- Interactive map of Cafe Azul

Restaurant information
- Established: 1994
- Closed: 2004
- Owners: Claire and Shawna Archibald
- Food type: Mexican
- Location: 112 Northwest 9th Avenue, Portland, Oregon, 97209, United States
- Coordinates: 45°31′26.6″N 122°40′48″W﻿ / ﻿45.524056°N 122.68000°W

= Cafe Azul =

Defunct Mexican restaurant in Portland, Oregon, US

Cafe Azul was a Mexican restaurant in Portland, Oregon's Pearl District, in the United States.

==History==
Sisters Claire and Shawna Archibald opened the restaurant in McMinnville, Oregon, in 1994. The business was relocated to northwest Portland's Pearl District in 1998. The restaurant closed in 2004.

==Reception==
Gourmet named Cafe Azul one of the 50 best restaurants in the United States.

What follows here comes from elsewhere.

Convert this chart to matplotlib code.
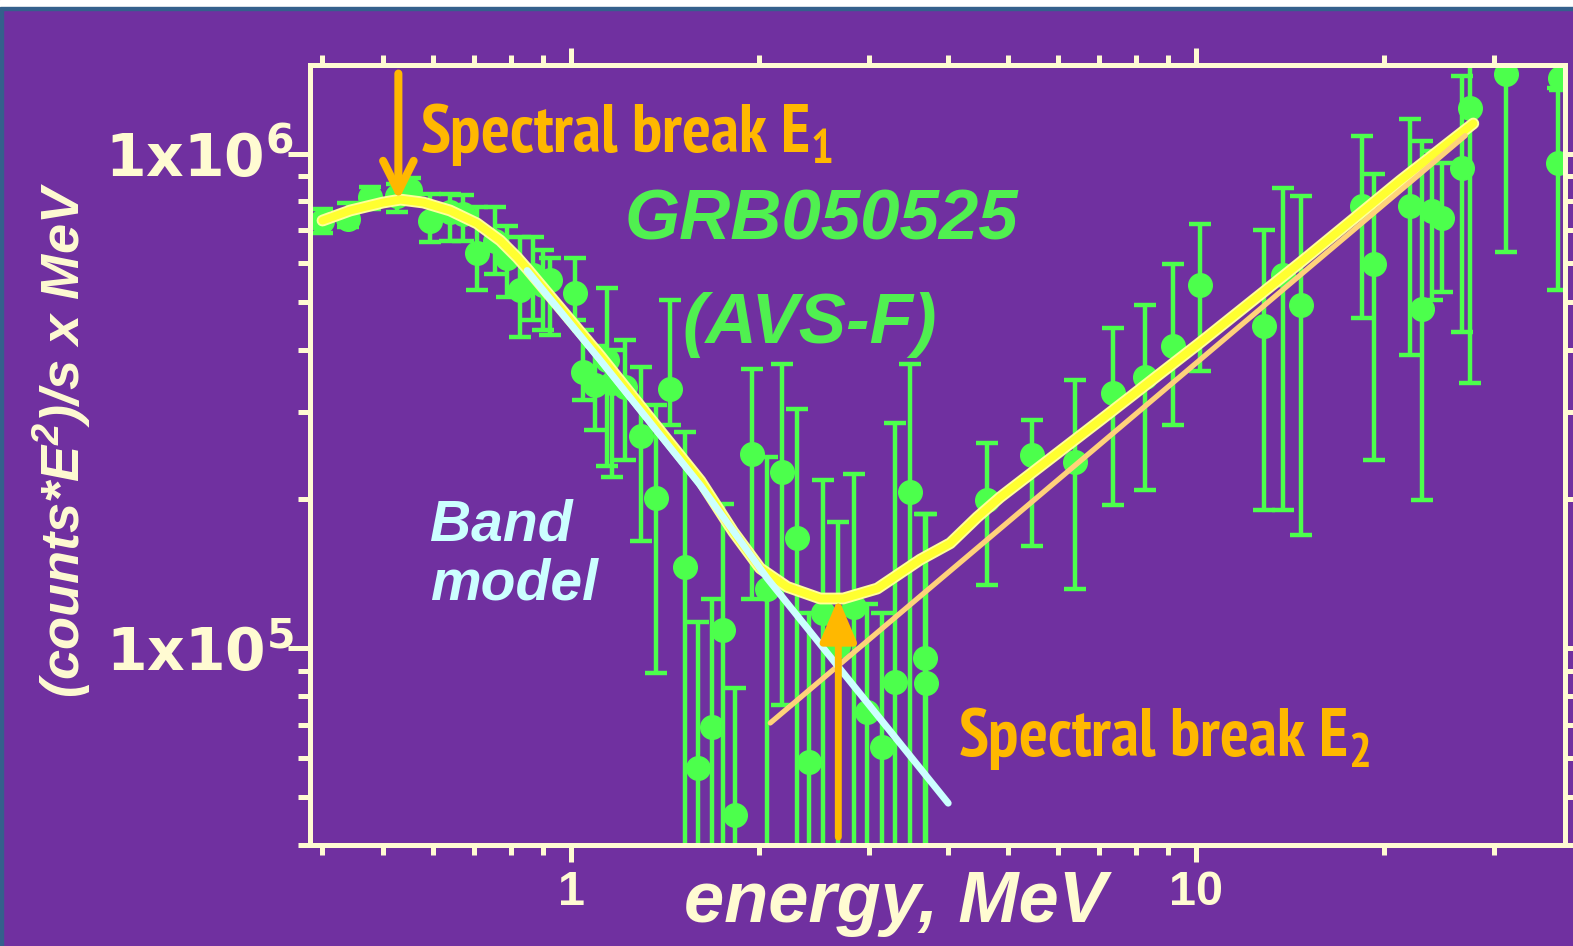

Claire Archibald earned a James Beard nomination in 2003 for her work. Danielle Centoni included Cafe Azul in Eater Portlands 2014 list of the city's "most missed" restaurants, writing, "Chef Claire Archibald's Mexican spot Cafe Azul is now looked upon as 'ahead of its time' for its upscale-authentic approach to Oaxacan cooking, and many readers are still nostalgic."